Destete
Solo a mí se me ocurre destetar a mi hijo durante la Semana Mundial de la Lactancia Materna. Y con luna llena en Acuario. Las lobas aúllan, las Perseidas se preparan para tirarse del firmamento. Solo a mí se me ocurre escribir una columna de opinión sobre el destete (“Chica, ¿a quien le importan estos temas?”). Ítem plus: escribir sobre el destete la semana en que un hijo real, para salvar la corona, sometió a su padre a un destete simbólico sin precedentes. Mi hijo, sin embargo, con casi dos años, idolatra mi pecho. Y eso da vía libre a todo tipo de juicios: “Eres adicta”, “¿Todavía le das, con lo mayor que es?”, “¿Está súper enmadrado, no?”. A veces pienso que no hay nada más subversivo que una crianza gozosa. Es algo sospechoso. Algo que acabará mal. Se las apaña para concitar las críticas de todas las fuerzas de orden: desde el feminismo igualitarista hasta todo tipo de señoras y señores de diverso pelaje y procedencia social.
En verdad, no hace tanto, yo también formaba parte de ese equipo. De las que juzgaba a las madres que practicaban la lactancia (¿quién decide el matiz del siguiente adjetivo?) prolongada. “Adictas”, seguro que llegué a pensar alguna vez. No tenía ni idea. Curioso cómo nos arrogamos el derecho a juzgar sobre tantas experiencias en las que no pusimos el cuerpo. Yo no sabía lo que era dar la teta. No sabía del disfrute (tampoco de la lucha, que vaya si me costó establecerla, eso da para otra columna). Del placer sexual que implica (insertar aquí escándalo y tabú). Sí, la lactancia es una expresión más de nuestra vida sexual. “Obscena, depravada”. ¿Por qué juzgamos tanto a las madres? ¿Por qué abominamos socialmente del apego? ¿Qué resortes se nos despiertan ahí?
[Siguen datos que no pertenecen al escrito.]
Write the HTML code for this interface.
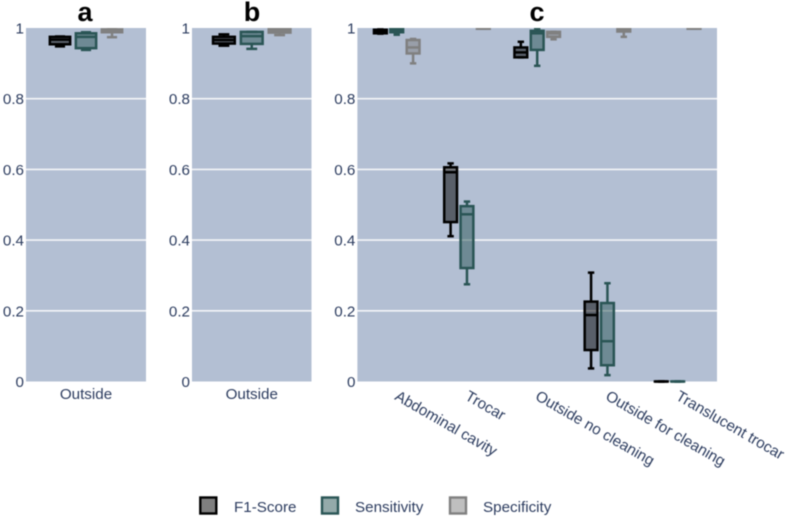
<!DOCTYPE html>
<html lang="en">
<head>
<meta charset="utf-8">
<title>Box plots of F1-Score, Sensitivity and Specificity</title>
<style>
html,body{margin:0;padding:0;background:#fff;width:788px;height:518px;overflow:hidden}
svg{display:block;filter:blur(.45px)}
text{font-family:"Liberation Sans",Arial,sans-serif}
.tick{font-size:15.2px;fill:#2c3c5f}
.title{font-size:27px;font-weight:bold;fill:#000;text-anchor:middle}
</style>
</head>
<body>
<svg id="chart" width="788" height="518" viewBox="0 0 788 518" xmlns="http://www.w3.org/2000/svg">
  <defs>
    <clipPath id="plot-clip"><rect x="0" y="28" width="788" height="356"/></clipPath>
  </defs>
  <text class="title" x="85" y="21">a</text>
  <text class="title" x="252" y="21">b</text>
  <text class="title" x="537" y="21">c</text>
  <g id="panels"></g>
  <g>
    <g>
      <rect x="200.3" y="497.5" width="16" height="16" fill="#000" fill-opacity=".5" stroke="#000" stroke-width="2.4"/>
      <text class="tick" x="234" y="512">F1-Score</text>
    </g>
    <g>
      <rect x="322" y="497.5" width="16" height="16" fill="#2a5555" fill-opacity=".5" stroke="#2a5555" stroke-width="2.4"/>
      <text class="tick" x="355" y="512">Sensitivity</text>
    </g>
    <g>
      <rect x="450" y="497.5" width="16" height="16" fill="#808080" fill-opacity=".5" stroke="#808080" stroke-width="2.4"/>
      <text class="tick" x="483" y="512">Specificity</text>
    </g>
  </g>
</svg>
<script>
// Shared axis data
const tickValues = [0, 0.2, 0.4, 0.6, 0.8, 1];
const tickLabels = ['0', '0.2', '0.4', '0.6', '0.8', '1'];

// Each box is [min, q1, median, q3, max]
const categoriesA = ['Outside'];
const f1A = [[0.948, 0.954, 0.967, 0.975, 0.976]];
const sensA = [[0.938, 0.943, 0.975, 0.985, 0.988]];
const specA = [[0.974, 0.988, 0.994, 0.996, 1]];

const categoriesB = ['Outside'];
const f1B = [[0.950, 0.956, 0.966, 0.975, 0.982]];
const sensB = [[0.941, 0.955, 0.977, 0.989, 0.989]];
const specB = [[0.980, 0.987, 0.993, 0.997, 1]];

const categoriesC = ['Abdominal cavity', 'Trocar', 'Outside no cleaning', 'Outside for cleaning', 'Translucent trocar'];
const f1C = [
  [0.984, 0.985, 0.990, 0.995, 0.996],
  [0.411, 0.451, 0.592, 0.606, 0.617],
  [0.917, 0.917, 0.931, 0.945, 0.961],
  [0.037, 0.089, 0.188, 0.226, 0.308],
  [0, 0, 0, 0, 0]
];
const sensC = [
  [0.981, 0.988, 0.993, 0.999, 1],
  [0.275, 0.321, 0.473, 0.496, 0.509],
  [0.893, 0.938, 0.985, 0.992, 0.999],
  [0.018, 0.046, 0.114, 0.222, 0.278],
  [0, 0, 0, 0, 0]
];
const specC = [
  [0.900, 0.928, 0.945, 0.966, 0.969],
  [0.998, 0.998, 0.999, 1, 1],
  [0.968, 0.975, 0.985, 0.989, 0.989],
  [0.975, 0.990, 0.995, 0.999, 1],
  [0.998, 0.998, 0.999, 1, 1]
];

const NS = 'http://www.w3.org/2000/svg';
const root = document.getElementById('panels');
const plotTop = 28;
const plotBottom = 381.5;
const yScale = v => plotBottom - (plotBottom - plotTop) * v;

const panels = [
  { id: 'a', left: 26, right: 146, domain: [-0.5376, 0.5376], categories: categoriesA, f1: f1A, sens: sensA, spec: specA, tilt: false },
  { id: 'b', left: 192, right: 311.5, domain: [-0.5, 0.5], categories: categoriesB, f1: f1B, sens: sensB, spec: specB, tilt: false },
  { id: 'c', left: 357.4, right: 717, domain: [-0.56, 4.56], categories: categoriesC, f1: f1C, sens: sensC, spec: specC, tilt: true }
];

function make(tag, parent, attrs) {
  const el = document.createElementNS(NS, tag);
  for (const k in attrs) el.setAttribute(k, attrs[k]);
  parent.appendChild(el);
  return el;
}

panels.forEach(p => {
  const xScale = c => p.left + (c - p.domain[0]) / (p.domain[1] - p.domain[0]) * (p.right - p.left);
  const unit = (p.right - p.left) / (p.domain[1] - p.domain[0]);
  const g = make('g', root, {});
  
  

  const bg = make('rect', g, { x: p.left, y: plotTop, width: p.right - p.left, height: plotBottom - plotTop, fill: '#b3bfd3' });
  
  

  tickValues.forEach((v, i) => {
    if (v > 0 && v < 1) {
      const grid = make('line', g, { x1: p.left, x2: p.right, y1: yScale(v), y2: yScale(v), stroke: '#f4f5f8', 'stroke-width': 1.6 });
      
      
    }
    const label = make('text', g, { class: 'tick', x: p.left - 2, y: yScale(v) + 5.5, 'text-anchor': 'end' });
    label.textContent = tickLabels[i];
    
    
  });

  const marks = make('g', g, { 'clip-path': 'url(#plot-clip)' });
  
  

  p.categories.forEach((cat, i) => {
    const cx = xScale(i);
    const label = make('text', g, { class: 'tick' });
    label.textContent = cat;
    if (p.tilt) {
      label.setAttribute('text-anchor', 'start');
      label.setAttribute('transform', 'translate(' + (cx - 2.8) + ',399) rotate(30)');
    } else {
      label.setAttribute('text-anchor', 'middle');
      label.setAttribute('x', cx);
      label.setAttribute('y', 399);
    }
    
    

    const series = [
      { key: 'f1-score', values: p.f1, color: '#000000', off: -0.233 },
      { key: 'sensitivity', values: p.sens, color: '#2a5555', off: 0 },
      { key: 'specificity', values: p.spec, color: '#808080', off: 0.233 }
    ];
    series.forEach(s => {
      const [min, q1, med, q3, max] = s.values[i];
      const bx = xScale(i + s.off);
      const half = 0.091 * unit;
      const cap = half * 0.5;
      const box = make('g', marks, { stroke: s.color, 'stroke-width': 2.5, fill: 'none' });
      
      
      make('line', box, { x1: bx, x2: bx, y1: yScale(max), y2: yScale(q3) });
      make('line', box, { x1: bx, x2: bx, y1: yScale(q1), y2: yScale(min) });
      make('line', box, { x1: bx - cap, x2: bx + cap, y1: yScale(max), y2: yScale(max) });
      make('line', box, { x1: bx - cap, x2: bx + cap, y1: yScale(min), y2: yScale(min) });
      make('rect', box, { x: bx - half, y: yScale(q3), width: half * 2, height: Math.max(yScale(q1) - yScale(q3), 0.01), fill: s.color, 'fill-opacity': 0.5 });
      make('line', box, { x1: bx - half, x2: bx + half, y1: yScale(med), y2: yScale(med) });
    });
  });
});
</script>
</body>
</html>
Los sacrificios en pos de la individualidad del sujeto moderno se realizan desde la cuna.
Yo, por ejemplo, quería haber destetado antes del confinamiento. Porque también hubo momentos, claro, en que me sentía agotada, demandada y vampirizada por un ser angelical. Pero ahora me alegro de no haberlo hecho entonces: la lactancia me salvó la pandemia. La teta lo centraba, ergo nos centraba, le ayudaba a dormir, ergo descansábamos, lo calmaba, ergo rebajamos tensión. Hasta le entretenía cuando se aburría soberanamente (y nadie sabe la cantidad de mails que se pueden escribir con una sola mano). A veces me decía a mí misma, ya, para. Enséñale a parar. Pero, ¿justo ahora? ¿Tiene que ser justo ahora? ¿Cuando el mundo le estaba negando todo: la escuela, los columpios, socializar...? A la mierda, me decía. Esperaremos un poco más. Cambiaremos juntas de fase. Y así lo hemos hecho. No he escrito un comunicado a mi hijo para comunicarle que abandonaba nuestro país exclusivo, no. Durante semanas he ido espaciando y suprimiendo tomas, le he ido explicando que la leche se va pero la teta se queda (“Esta tía no está bien, en serio”).
El destete es un proceso que forma parte de la lactancia, es el fin de una intimidad específica e irrepetible, pero estoy dispuesta a vivirlo. Cuando empecé a dar de mamar, justo después de que las grietas me dejaran empezar a disfrutar, estaba literalmente fascinada por la leche que salía de mis pezones como una fuente. En serio, no sabéis lo que es. Todavía hoy lo estoy. Sin embargo, aún dudo de que algo tan increíble tenga derecho a ser tema de una columna de opinión. Hasta ahí llega mi represión cultural. “De la teta también se sale. Vendrán otras maneras de dormirle, calmarle, centrarle. Si realmente estás cansada, no tengas dudas. Antes de que te agotes”, me comentó una sabia amiga en Instagram. Así sí. Me lo tatúe, esperé a la luna llena de agosto, y con nocturnidad y alevosía, lo dejé. Aquí están mi regazo y mi olor esperándote como la mejor de las sinécdoques (“Qué cursis os ponéis, de verdad”). Aprenderé a calmarte sin esta herramienta mágica (“Muy bien, niña, ya era hora”). Así que ya lo hice. Hice el destete. Escribí esta columna. Ahora voy a descansar, como una reina. A esperar a ver las Perseidas o Lágrimas de San Lorenzo caer entre la Vía Láctea. Alguna mía también caerá, eso seguro.